If you're studying a molecule like the one shown below and you want to predict the absorption wavelength from UVVIS, would you count all of the π electrons, or just the conjugated ones? It doesn't make much sense to me why you'd want to include the π electrons from the phenyl group next to the neutrally charged Nitrogen because it's not conjugated with the rest of the molecule to the same extent the other phenyl group is, and thus seems like it would be grossly inaccurate to assume that those π electrons contribute the same as the others.

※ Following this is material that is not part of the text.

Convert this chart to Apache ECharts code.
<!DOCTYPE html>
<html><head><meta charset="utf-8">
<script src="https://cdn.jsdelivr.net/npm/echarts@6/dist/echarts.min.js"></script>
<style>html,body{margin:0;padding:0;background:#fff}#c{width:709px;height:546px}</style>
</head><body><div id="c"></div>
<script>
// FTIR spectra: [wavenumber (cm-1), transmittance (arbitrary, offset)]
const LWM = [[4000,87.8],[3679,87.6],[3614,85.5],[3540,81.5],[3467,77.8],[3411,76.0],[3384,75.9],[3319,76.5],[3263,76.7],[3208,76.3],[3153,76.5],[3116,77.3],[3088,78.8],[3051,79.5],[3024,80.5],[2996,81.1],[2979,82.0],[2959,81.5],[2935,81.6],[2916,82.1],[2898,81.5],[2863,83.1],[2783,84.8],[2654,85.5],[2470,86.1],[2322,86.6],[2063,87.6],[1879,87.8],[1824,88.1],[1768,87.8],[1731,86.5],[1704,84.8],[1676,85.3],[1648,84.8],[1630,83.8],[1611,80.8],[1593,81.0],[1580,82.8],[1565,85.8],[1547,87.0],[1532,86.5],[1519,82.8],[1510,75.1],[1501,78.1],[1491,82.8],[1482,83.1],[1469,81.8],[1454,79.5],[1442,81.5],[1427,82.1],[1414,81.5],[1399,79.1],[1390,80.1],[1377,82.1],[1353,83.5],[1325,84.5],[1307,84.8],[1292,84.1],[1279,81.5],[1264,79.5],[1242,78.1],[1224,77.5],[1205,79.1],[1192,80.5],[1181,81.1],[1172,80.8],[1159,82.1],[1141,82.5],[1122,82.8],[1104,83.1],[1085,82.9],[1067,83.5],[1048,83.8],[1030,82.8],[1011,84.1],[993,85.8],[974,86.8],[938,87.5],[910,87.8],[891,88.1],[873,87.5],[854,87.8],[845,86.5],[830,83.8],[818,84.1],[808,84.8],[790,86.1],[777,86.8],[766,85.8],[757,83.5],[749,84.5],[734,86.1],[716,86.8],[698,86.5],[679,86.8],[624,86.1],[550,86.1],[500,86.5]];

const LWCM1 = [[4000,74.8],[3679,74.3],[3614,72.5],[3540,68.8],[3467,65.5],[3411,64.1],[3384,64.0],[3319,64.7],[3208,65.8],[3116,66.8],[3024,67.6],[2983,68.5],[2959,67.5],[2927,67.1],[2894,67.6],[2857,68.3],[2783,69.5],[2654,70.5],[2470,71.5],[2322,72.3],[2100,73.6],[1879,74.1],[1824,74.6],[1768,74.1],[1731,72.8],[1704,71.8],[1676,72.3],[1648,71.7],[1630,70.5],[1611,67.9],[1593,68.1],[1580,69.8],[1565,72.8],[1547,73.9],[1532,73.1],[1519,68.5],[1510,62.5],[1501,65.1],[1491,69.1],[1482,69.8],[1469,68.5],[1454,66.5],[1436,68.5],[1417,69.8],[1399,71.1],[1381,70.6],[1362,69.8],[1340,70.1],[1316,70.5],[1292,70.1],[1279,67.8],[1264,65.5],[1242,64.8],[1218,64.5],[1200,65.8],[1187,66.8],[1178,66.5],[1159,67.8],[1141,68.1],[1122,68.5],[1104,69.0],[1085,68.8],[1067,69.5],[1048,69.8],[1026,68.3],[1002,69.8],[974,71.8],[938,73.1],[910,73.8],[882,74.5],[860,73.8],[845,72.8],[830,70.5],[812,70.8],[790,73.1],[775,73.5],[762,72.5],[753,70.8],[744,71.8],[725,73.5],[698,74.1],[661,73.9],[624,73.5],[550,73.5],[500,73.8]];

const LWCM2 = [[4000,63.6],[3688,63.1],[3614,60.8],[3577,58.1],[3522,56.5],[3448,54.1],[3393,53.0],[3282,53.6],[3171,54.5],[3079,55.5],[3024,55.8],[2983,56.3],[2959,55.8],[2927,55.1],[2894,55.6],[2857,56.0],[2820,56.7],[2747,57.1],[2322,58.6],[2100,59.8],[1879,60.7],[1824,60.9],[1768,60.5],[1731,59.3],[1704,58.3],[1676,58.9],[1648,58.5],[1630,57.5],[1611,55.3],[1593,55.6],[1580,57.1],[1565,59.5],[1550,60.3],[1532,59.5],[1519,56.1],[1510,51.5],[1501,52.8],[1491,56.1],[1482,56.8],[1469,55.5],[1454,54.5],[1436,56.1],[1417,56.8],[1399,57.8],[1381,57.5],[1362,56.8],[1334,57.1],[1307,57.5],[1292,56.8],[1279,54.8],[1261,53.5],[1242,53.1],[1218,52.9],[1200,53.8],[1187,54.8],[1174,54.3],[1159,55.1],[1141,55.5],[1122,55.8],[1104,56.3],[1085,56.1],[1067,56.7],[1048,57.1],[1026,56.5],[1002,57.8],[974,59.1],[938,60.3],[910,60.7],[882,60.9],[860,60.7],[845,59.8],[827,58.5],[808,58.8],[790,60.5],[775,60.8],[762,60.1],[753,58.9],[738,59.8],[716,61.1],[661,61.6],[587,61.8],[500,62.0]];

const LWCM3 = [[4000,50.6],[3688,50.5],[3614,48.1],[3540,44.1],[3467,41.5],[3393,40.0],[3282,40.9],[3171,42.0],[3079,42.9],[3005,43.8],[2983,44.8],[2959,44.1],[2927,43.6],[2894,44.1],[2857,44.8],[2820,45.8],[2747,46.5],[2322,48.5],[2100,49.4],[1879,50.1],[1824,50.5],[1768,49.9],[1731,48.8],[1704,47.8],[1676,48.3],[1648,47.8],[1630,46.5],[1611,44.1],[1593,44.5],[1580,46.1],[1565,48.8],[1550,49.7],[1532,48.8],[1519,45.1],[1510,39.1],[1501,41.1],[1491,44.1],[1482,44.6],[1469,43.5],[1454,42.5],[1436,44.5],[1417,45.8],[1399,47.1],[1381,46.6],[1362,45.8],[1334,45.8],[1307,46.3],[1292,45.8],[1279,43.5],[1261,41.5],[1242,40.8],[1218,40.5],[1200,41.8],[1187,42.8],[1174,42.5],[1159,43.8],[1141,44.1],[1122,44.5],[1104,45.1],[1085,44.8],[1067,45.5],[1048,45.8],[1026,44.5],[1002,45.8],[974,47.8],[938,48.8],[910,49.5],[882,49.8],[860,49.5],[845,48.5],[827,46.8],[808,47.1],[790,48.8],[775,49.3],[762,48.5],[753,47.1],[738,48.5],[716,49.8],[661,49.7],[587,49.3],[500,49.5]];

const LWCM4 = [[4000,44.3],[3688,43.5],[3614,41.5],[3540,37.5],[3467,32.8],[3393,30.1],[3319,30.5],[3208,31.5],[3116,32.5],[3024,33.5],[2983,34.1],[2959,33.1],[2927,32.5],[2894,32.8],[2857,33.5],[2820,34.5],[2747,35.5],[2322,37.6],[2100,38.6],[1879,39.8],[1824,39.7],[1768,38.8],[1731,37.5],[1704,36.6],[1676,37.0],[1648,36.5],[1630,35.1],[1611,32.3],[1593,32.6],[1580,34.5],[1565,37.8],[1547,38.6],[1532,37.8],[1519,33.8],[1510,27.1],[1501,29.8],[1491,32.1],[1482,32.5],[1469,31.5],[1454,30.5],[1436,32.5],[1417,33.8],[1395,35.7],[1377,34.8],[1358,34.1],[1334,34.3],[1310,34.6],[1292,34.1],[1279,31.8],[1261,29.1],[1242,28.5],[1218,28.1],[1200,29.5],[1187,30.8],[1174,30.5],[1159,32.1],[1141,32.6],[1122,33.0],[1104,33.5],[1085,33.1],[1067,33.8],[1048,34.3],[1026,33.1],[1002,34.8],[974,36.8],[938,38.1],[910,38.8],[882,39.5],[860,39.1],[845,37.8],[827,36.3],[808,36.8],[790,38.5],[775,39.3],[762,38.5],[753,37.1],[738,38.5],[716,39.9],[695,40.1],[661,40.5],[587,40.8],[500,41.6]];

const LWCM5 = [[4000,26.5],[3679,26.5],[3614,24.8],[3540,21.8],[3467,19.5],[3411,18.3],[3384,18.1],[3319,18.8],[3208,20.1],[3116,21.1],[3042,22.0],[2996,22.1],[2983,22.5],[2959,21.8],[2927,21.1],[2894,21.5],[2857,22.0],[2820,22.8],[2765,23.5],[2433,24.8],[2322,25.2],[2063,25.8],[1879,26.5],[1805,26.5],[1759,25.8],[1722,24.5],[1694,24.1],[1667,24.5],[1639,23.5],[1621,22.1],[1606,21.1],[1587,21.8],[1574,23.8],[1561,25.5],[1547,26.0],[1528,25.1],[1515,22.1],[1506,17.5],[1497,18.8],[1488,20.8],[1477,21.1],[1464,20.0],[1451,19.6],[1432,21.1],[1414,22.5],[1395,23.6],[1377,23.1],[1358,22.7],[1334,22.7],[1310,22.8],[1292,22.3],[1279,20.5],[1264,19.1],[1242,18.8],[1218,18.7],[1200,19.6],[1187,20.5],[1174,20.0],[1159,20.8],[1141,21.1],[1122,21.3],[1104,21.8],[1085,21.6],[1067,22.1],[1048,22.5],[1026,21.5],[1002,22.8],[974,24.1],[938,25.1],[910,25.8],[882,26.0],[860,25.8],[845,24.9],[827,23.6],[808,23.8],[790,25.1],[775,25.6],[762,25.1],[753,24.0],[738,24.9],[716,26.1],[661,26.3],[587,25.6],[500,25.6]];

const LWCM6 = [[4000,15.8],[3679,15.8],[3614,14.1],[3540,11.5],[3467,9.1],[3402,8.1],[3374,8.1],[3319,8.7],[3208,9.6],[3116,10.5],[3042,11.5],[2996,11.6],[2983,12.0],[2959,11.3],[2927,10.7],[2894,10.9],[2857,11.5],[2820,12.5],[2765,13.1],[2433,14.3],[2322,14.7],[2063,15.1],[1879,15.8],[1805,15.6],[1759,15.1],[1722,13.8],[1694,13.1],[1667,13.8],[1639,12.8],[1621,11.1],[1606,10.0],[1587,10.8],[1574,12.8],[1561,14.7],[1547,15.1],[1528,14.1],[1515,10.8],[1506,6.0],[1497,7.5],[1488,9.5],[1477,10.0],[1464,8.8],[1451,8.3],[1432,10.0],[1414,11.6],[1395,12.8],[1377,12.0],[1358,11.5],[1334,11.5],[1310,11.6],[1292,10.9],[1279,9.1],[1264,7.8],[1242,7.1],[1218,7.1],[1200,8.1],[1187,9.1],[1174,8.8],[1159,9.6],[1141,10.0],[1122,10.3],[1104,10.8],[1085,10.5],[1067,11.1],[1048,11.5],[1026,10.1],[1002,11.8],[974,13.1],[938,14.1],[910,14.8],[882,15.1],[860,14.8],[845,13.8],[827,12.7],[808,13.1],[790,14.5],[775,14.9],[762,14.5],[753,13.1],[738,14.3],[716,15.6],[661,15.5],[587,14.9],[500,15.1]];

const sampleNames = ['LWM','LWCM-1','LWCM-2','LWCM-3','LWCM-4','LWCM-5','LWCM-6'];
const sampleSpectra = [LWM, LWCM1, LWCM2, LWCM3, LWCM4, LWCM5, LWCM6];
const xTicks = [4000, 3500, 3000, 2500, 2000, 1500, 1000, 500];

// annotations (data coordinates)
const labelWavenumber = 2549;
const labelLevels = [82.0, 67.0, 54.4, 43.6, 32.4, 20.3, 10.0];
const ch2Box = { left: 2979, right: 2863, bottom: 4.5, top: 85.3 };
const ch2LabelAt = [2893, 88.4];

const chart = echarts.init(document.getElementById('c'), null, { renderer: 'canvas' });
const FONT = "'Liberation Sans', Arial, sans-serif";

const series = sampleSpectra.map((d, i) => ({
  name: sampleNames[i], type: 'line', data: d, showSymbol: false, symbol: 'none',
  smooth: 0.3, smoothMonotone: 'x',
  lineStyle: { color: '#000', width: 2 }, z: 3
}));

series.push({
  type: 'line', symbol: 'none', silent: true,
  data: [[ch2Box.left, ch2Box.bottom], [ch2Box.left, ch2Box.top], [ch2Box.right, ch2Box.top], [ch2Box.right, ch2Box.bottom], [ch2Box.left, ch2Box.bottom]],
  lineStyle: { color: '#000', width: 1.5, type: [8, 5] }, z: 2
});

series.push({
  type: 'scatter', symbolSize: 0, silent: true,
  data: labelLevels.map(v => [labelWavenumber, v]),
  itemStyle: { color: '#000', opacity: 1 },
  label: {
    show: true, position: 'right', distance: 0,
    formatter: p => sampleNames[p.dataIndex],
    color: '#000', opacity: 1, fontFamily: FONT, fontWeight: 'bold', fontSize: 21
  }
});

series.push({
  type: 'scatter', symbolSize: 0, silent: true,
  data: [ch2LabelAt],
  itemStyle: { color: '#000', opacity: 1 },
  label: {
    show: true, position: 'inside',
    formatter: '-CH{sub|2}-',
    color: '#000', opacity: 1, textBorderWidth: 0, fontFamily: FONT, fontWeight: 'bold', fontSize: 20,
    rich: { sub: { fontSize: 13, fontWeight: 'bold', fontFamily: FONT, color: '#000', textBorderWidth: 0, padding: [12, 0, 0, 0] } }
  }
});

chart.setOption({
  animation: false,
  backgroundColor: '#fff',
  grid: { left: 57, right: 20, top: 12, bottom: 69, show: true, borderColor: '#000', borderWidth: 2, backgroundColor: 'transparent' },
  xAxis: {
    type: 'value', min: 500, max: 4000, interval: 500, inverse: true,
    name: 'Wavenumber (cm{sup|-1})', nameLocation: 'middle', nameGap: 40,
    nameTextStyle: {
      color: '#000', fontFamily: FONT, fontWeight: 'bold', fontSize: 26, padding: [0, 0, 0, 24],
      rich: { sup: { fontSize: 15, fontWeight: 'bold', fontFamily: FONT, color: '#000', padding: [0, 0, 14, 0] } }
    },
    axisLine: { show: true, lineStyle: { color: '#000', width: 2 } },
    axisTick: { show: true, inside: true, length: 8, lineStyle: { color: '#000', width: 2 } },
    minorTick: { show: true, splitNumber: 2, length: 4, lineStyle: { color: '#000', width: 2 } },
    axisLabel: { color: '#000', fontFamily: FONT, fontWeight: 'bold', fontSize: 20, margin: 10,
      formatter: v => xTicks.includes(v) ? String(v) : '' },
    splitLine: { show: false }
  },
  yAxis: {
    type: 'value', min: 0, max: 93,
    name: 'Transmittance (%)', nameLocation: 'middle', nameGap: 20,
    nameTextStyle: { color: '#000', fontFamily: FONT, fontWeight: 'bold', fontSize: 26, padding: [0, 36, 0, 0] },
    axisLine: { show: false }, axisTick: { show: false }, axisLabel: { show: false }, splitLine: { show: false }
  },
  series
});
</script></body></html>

• I disagree with your assertion that this molecule is not fully conjugated. I believe both phenyl rings are coplanar with each other and conjugated together. Don't believe me? Draw the resonance structure where the uncharged donates electrons into the 2-position, shifting the methylene pi-bond to the 2' position, dumping a lone pair back on to the originally charged nitrogen. More importantly, it can't be resolved without a crystal structure. This is one of those times where you'd have to calculate several options and let experiment tell you which is correct. – Lighthart Feb 3 '16 at 22:26
• Yes I just thought of that. I was thinking that the sulfur and nitrogen are sp3 hybridized without an open p orbital, but I forgot about rehybridization. Thank you makes a lot of sense. So I'm counting 16 pi electrons, using the equation I get a theoretical absorption wavelength of 272 nm. Experimental is 425. Seems too far off – Plex ASM Feb 3 '16 at 22:31
• Molecule is symmetric and only ethyl groups' carbons don't participate in conjugation (nitrogens and sufurs do) . BTW I cant see how 1-D box would be of much use here. – Mithoron Feb 3 '16 at 22:36
• And then Mithoron's comment is great. You'd have n-pi* transitions for this molecule – Lighthart Feb 3 '16 at 23:53

In a very basic first order approximation you can treat dyes with an extended conjugated π-system with the one-dimensional particle in the box approach. I simplified your system and calculated it at the DF-BP86/def2-SVP level of theory. The length of the box is about $L=1.20~\mathrm{nm}$, the following graphic shows it in Ångström.